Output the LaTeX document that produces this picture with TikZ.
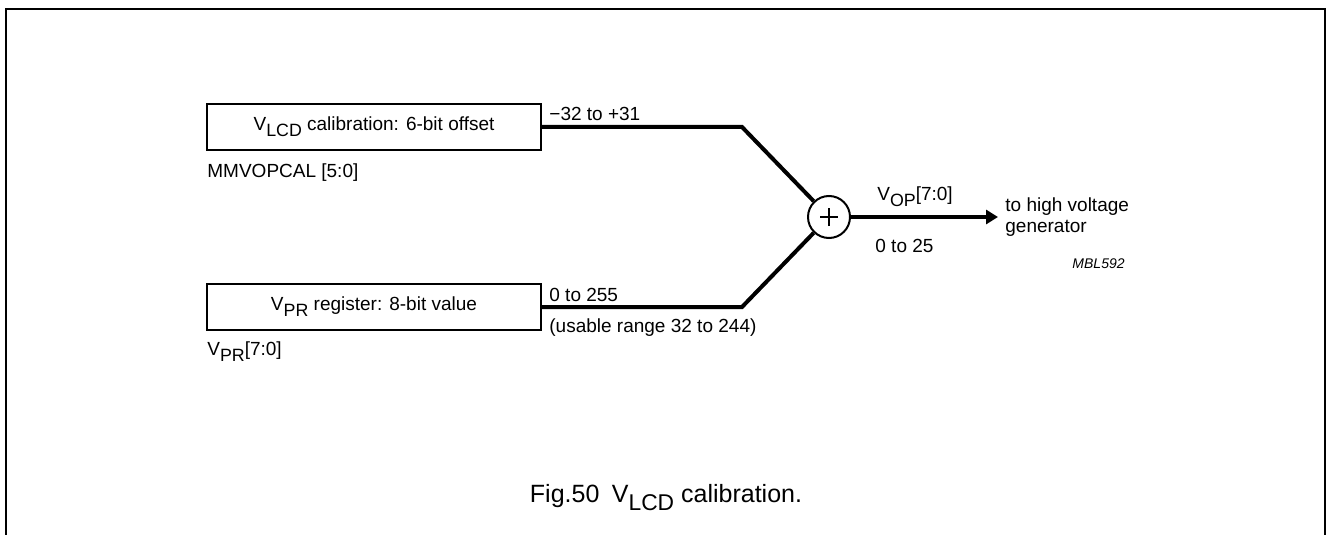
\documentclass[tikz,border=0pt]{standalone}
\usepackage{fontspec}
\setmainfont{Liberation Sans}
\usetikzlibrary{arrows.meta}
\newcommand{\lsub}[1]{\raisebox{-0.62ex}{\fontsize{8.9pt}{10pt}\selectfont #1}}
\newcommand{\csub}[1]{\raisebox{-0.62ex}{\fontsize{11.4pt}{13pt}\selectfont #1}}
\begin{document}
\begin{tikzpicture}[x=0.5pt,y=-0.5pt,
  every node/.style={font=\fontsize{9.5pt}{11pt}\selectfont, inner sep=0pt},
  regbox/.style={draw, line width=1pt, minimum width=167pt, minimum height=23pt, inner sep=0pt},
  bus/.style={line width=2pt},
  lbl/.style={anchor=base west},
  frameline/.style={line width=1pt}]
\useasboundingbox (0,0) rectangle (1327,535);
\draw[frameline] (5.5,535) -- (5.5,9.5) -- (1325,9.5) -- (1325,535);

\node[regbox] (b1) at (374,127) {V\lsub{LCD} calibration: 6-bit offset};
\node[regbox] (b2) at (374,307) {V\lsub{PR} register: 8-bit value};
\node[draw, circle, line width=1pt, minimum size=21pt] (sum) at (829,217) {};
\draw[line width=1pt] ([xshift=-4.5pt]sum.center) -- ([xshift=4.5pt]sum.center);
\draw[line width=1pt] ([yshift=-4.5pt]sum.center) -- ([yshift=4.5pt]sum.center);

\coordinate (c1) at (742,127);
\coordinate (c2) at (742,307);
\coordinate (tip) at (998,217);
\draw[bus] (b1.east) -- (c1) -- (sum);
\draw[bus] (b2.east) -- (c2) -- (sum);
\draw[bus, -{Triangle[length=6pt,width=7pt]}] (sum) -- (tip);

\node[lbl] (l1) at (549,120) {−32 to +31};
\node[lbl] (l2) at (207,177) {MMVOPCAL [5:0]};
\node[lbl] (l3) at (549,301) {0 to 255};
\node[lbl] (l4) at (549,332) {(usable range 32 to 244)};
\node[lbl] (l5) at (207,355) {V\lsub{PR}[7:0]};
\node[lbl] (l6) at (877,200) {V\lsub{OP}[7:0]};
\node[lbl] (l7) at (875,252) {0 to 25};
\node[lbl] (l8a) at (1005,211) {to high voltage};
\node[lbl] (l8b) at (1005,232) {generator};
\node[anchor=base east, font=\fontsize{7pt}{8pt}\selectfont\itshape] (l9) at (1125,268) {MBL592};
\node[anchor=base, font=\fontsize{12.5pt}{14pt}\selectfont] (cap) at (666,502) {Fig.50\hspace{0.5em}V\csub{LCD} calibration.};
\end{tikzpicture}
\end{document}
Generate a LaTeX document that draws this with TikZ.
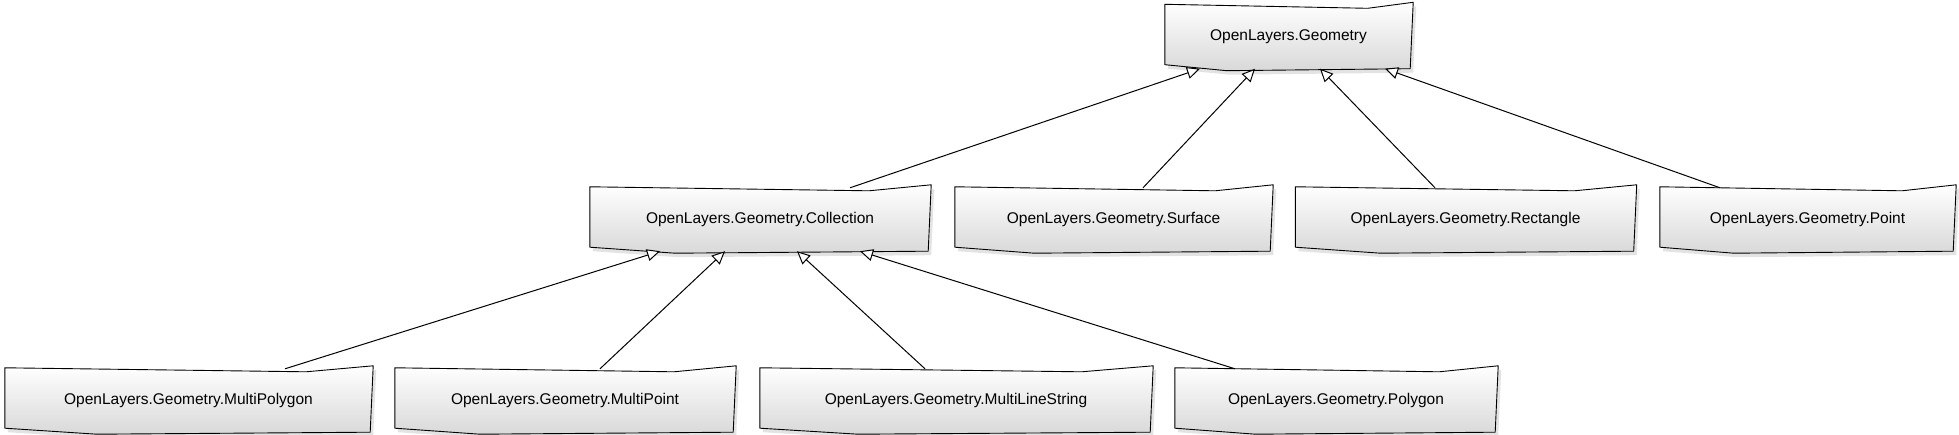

____________

### The exercise
Copy out all the data exactly; skip the pictures.

### Exercise solution
Output the LaTeX document that produces this picture with TikZ.
\documentclass[tikz,border=0pt]{standalone}
\usepackage{fontspec}
\setmainfont{Liberation Sans}
\usetikzlibrary{arrows.meta}
\newcommand{\lsub}[1]{\raisebox{-0.62ex}{\fontsize{8.9pt}{10pt}\selectfont #1}}
\newcommand{\csub}[1]{\raisebox{-0.62ex}{\fontsize{11.4pt}{13pt}\selectfont #1}}
\begin{document}
\begin{tikzpicture}[x=0.5pt,y=-0.5pt,
  every node/.style={font=\fontsize{9.5pt}{11pt}\selectfont, inner sep=0pt},
  regbox/.style={draw, line width=1pt, minimum width=167pt, minimum height=23pt, inner sep=0pt},
  bus/.style={line width=2pt},
  lbl/.style={anchor=base west},
  frameline/.style={line width=1pt}]
\useasboundingbox (0,0) rectangle (1327,535);
\draw[frameline] (5.5,535) -- (5.5,9.5) -- (1325,9.5) -- (1325,535);

\node[regbox] (b1) at (374,127) {V\lsub{LCD} calibration: 6-bit offset};
\node[regbox] (b2) at (374,307) {V\lsub{PR} register: 8-bit value};
\node[draw, circle, line width=1pt, minimum size=21pt] (sum) at (829,217) {};
\draw[line width=1pt] ([xshift=-4.5pt]sum.center) -- ([xshift=4.5pt]sum.center);
\draw[line width=1pt] ([yshift=-4.5pt]sum.center) -- ([yshift=4.5pt]sum.center);

\coordinate (c1) at (742,127);
\coordinate (c2) at (742,307);
\coordinate (tip) at (998,217);
\draw[bus] (b1.east) -- (c1) -- (sum);
\draw[bus] (b2.east) -- (c2) -- (sum);
\draw[bus, -{Triangle[length=6pt,width=7pt]}] (sum) -- (tip);

\node[lbl] (l1) at (549,120) {−32 to +31};
\node[lbl] (l2) at (207,177) {MMVOPCAL [5:0]};
\node[lbl] (l3) at (549,301) {0 to 255};
\node[lbl] (l4) at (549,332) {(usable range 32 to 244)};
\node[lbl] (l5) at (207,355) {V\lsub{PR}[7:0]};
\node[lbl] (l6) at (877,200) {V\lsub{OP}[7:0]};
\node[lbl] (l7) at (875,252) {0 to 25};
\node[lbl] (l8a) at (1005,211) {to high voltage};
\node[lbl] (l8b) at (1005,232) {generator};
\node[anchor=base east, font=\fontsize{7pt}{8pt}\selectfont\itshape] (l9) at (1125,268) {MBL592};
\node[anchor=base, font=\fontsize{12.5pt}{14pt}\selectfont] (cap) at (666,502) {Fig.50\hspace{0.5em}V\csub{LCD} calibration.};
\end{tikzpicture}
\end{document}
Generate a LaTeX document that draws this with TikZ.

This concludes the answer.